# Information provided
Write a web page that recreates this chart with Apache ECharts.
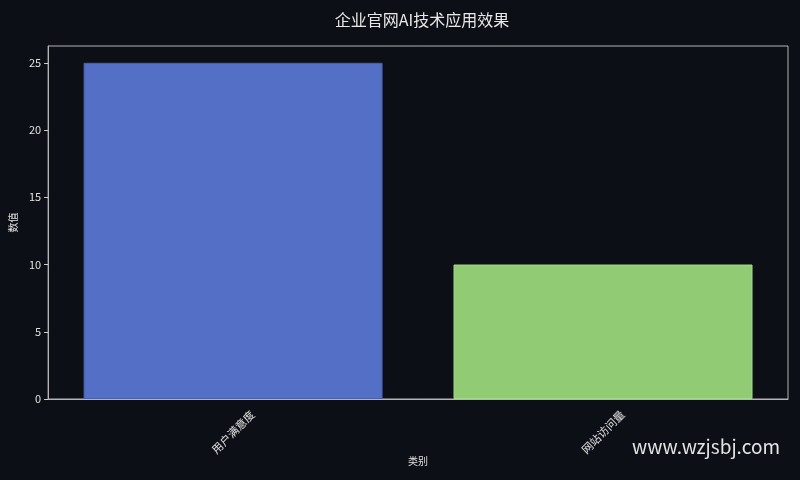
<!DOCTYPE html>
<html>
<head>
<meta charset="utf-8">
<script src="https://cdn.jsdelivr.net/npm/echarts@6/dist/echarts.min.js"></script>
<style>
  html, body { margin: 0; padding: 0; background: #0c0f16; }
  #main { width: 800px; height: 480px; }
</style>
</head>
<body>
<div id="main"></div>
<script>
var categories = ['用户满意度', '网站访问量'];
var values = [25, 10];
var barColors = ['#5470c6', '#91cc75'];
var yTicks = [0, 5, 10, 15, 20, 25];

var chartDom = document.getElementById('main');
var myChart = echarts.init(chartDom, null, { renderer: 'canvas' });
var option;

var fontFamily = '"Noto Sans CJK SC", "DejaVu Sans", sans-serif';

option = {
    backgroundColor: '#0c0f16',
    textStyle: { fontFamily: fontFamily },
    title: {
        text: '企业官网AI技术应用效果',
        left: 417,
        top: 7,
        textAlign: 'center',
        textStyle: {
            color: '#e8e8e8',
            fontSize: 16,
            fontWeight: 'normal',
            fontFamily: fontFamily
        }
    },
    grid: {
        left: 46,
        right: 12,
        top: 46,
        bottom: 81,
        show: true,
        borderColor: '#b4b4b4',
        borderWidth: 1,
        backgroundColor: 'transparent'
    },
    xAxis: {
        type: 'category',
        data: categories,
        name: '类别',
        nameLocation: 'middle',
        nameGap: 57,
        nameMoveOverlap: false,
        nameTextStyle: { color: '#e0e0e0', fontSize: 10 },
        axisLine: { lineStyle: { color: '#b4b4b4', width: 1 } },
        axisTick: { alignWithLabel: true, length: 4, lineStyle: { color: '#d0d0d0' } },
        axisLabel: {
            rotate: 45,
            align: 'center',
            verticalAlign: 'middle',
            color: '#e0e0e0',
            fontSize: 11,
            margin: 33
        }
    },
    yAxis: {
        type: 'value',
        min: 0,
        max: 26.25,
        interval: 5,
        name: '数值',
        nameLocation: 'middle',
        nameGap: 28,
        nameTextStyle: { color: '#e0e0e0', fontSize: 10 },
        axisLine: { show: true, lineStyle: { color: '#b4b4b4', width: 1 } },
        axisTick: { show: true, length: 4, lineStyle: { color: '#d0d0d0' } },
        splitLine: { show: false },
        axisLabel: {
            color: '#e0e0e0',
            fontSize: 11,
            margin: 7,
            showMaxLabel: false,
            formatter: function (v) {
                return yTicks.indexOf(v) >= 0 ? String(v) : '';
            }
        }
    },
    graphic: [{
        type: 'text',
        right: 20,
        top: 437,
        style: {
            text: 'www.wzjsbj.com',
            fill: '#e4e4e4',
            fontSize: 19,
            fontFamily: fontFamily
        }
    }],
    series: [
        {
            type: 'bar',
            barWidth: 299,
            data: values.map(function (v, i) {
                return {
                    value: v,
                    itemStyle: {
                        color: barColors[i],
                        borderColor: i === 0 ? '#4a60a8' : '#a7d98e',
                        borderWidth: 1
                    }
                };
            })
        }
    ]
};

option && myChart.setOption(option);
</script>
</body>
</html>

---

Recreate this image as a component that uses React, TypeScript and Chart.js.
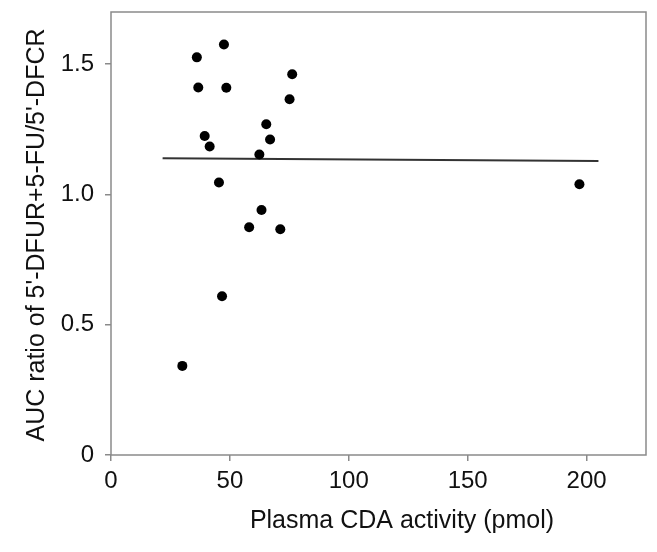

...

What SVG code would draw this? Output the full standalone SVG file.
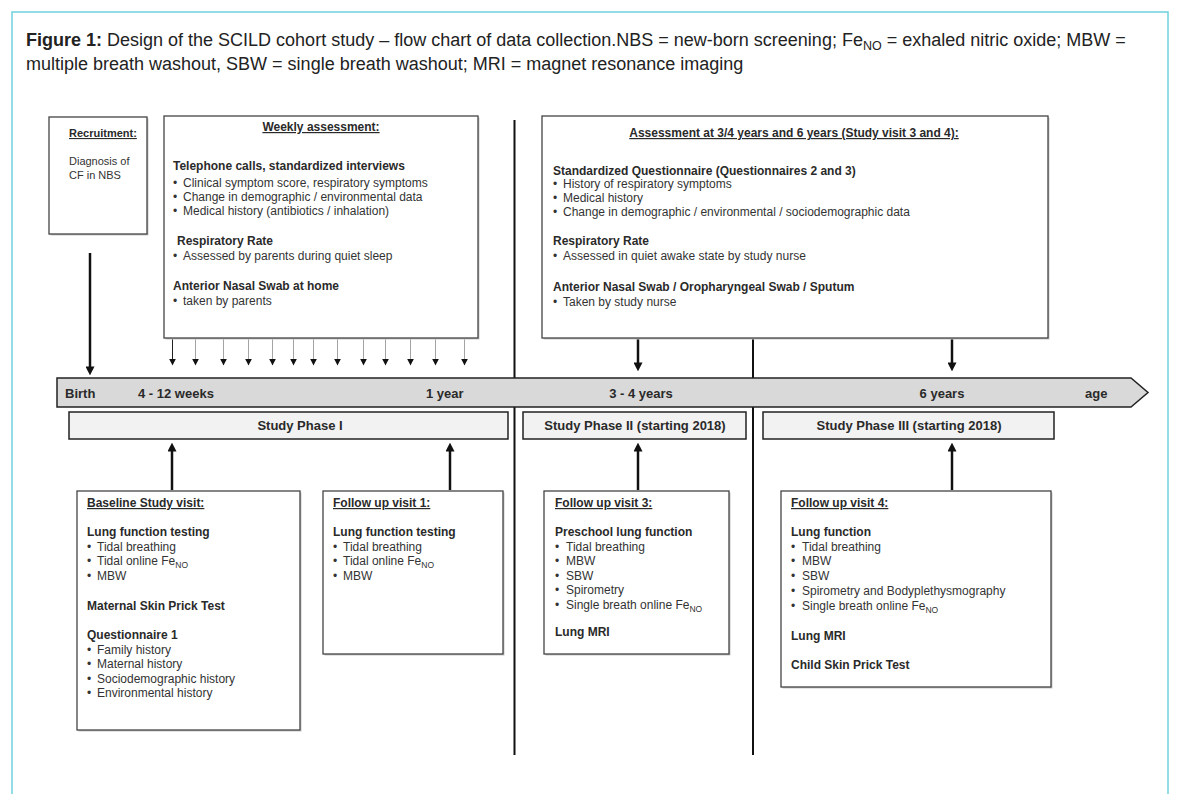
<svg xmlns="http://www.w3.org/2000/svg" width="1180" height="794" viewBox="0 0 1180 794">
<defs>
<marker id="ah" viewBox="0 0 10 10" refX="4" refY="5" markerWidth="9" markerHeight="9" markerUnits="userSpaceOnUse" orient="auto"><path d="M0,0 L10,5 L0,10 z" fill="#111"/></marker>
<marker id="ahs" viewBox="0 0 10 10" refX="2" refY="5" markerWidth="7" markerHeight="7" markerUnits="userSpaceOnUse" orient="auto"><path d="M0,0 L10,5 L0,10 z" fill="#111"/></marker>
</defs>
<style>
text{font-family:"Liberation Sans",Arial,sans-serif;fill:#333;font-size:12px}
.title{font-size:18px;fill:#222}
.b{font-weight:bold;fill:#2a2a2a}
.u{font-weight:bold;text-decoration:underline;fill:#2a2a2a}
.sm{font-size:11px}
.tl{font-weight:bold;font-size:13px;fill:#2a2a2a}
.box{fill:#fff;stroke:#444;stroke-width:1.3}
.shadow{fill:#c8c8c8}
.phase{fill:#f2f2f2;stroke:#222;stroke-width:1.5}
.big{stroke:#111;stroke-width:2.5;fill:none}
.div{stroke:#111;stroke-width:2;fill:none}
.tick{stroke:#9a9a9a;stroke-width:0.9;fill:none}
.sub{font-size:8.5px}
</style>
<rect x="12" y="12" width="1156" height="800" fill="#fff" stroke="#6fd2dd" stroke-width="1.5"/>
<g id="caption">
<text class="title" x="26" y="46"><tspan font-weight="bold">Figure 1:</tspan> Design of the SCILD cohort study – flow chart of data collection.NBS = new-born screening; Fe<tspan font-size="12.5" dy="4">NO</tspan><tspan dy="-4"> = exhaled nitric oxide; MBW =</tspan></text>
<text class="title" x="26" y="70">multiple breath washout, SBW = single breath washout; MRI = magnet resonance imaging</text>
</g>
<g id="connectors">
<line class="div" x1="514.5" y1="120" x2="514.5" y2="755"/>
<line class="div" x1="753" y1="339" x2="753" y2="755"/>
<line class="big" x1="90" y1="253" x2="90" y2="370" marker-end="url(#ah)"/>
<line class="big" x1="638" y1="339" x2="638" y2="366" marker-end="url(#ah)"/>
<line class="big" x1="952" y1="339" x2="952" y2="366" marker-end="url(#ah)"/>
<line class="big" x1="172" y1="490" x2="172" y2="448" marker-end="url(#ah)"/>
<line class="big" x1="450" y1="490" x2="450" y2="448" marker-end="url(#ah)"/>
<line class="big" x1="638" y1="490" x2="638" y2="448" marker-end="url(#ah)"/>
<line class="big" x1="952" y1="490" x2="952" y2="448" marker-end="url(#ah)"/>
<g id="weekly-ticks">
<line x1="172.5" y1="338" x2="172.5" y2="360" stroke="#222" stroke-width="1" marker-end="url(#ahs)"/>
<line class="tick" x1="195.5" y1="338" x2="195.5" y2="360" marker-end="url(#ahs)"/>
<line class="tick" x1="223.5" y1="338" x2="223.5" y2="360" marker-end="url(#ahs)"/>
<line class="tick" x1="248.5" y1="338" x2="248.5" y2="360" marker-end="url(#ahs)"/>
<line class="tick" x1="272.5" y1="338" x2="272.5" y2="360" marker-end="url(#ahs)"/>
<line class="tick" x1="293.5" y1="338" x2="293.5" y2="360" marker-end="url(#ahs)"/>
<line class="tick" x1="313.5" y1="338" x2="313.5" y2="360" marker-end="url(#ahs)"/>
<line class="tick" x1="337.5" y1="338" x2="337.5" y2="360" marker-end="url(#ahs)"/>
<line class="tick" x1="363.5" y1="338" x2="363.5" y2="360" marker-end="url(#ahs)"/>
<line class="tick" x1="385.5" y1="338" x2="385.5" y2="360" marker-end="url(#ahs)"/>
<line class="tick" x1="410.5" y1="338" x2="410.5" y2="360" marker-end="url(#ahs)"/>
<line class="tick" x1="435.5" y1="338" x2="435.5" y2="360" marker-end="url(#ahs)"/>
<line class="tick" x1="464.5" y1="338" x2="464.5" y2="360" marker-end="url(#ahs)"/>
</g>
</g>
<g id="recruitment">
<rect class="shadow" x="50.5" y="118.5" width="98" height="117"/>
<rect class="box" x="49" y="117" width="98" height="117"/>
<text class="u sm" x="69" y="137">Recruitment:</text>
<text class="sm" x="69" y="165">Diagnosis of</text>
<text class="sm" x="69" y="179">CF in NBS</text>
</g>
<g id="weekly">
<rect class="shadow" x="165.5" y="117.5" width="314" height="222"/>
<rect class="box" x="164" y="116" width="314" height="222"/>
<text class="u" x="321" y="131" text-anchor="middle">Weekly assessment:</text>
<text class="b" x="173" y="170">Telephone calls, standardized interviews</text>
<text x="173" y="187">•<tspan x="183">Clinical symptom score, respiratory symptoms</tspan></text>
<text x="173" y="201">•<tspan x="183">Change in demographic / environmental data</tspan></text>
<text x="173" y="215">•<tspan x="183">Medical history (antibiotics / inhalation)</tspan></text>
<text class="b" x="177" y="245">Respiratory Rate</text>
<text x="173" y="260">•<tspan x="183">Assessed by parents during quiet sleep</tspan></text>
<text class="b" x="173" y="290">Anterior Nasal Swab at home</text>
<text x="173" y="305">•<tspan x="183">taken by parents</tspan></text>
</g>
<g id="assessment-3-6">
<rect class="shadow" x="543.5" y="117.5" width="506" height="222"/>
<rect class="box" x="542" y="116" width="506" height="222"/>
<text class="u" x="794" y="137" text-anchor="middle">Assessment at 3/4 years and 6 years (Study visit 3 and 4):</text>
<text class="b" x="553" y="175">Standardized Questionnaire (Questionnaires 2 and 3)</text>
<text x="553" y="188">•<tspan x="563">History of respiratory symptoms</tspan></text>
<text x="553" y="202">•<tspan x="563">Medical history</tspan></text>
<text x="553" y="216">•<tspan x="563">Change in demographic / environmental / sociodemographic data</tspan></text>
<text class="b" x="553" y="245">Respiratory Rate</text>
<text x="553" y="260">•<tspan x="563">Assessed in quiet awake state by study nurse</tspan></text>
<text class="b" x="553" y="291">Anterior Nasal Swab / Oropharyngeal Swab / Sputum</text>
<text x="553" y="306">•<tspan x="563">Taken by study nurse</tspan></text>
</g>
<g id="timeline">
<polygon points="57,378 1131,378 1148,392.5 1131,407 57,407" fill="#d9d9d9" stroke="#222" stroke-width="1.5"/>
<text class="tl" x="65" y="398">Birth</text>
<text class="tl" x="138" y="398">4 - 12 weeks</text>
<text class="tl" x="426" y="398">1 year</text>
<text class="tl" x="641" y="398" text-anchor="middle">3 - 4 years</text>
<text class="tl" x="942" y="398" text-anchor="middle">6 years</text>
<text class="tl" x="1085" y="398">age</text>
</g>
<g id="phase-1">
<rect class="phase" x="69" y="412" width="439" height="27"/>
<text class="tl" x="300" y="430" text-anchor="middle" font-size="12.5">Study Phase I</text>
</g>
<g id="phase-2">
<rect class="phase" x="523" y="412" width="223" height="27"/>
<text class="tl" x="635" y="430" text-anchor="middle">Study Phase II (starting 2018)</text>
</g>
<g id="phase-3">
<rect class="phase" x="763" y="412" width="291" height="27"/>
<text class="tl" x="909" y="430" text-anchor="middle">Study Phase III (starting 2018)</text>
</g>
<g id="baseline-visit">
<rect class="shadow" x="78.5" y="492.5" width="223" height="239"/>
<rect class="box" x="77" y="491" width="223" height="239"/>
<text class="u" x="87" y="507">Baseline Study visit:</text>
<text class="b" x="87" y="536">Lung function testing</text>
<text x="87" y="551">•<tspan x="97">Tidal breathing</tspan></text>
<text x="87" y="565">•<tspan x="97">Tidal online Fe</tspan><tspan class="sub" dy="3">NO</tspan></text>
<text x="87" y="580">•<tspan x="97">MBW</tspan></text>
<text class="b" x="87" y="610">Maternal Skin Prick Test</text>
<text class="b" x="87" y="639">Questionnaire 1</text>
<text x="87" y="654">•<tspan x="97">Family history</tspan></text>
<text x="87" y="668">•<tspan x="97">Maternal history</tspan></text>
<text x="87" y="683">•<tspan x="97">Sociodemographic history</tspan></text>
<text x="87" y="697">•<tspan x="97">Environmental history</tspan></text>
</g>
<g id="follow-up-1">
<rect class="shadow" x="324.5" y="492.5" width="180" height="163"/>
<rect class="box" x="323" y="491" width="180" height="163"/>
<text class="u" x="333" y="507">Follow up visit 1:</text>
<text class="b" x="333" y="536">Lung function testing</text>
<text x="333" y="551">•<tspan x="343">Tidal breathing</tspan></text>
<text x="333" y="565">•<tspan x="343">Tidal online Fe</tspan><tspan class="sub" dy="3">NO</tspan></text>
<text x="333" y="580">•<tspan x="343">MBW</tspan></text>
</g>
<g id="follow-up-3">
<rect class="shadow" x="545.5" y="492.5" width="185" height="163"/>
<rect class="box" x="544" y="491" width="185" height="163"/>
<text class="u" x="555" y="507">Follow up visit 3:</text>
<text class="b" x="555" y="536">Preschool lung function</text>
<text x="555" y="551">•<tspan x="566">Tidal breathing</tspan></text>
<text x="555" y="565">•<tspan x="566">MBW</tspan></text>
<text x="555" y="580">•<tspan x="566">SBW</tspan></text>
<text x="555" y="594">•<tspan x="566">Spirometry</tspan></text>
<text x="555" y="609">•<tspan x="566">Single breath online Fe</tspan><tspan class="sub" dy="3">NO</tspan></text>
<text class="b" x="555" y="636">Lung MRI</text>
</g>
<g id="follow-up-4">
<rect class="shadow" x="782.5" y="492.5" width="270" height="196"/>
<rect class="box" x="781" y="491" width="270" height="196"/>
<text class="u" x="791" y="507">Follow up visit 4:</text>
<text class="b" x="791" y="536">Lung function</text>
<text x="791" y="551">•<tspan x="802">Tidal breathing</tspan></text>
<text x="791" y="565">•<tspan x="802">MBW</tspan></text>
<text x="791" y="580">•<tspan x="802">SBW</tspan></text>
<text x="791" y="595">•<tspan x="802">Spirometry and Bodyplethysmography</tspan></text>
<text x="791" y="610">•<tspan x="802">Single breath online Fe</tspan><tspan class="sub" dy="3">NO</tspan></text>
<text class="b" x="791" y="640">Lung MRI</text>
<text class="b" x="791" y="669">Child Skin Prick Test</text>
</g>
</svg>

# Exercise description
Which lines in the listing above hold the word "this"? Show each of them.

# Finished task
Write a web page that recreates this chart with Apache ECharts.
Recreate this image as a component that uses React, TypeScript and Chart.js.
What SVG code would draw this? Output the full standalone SVG file.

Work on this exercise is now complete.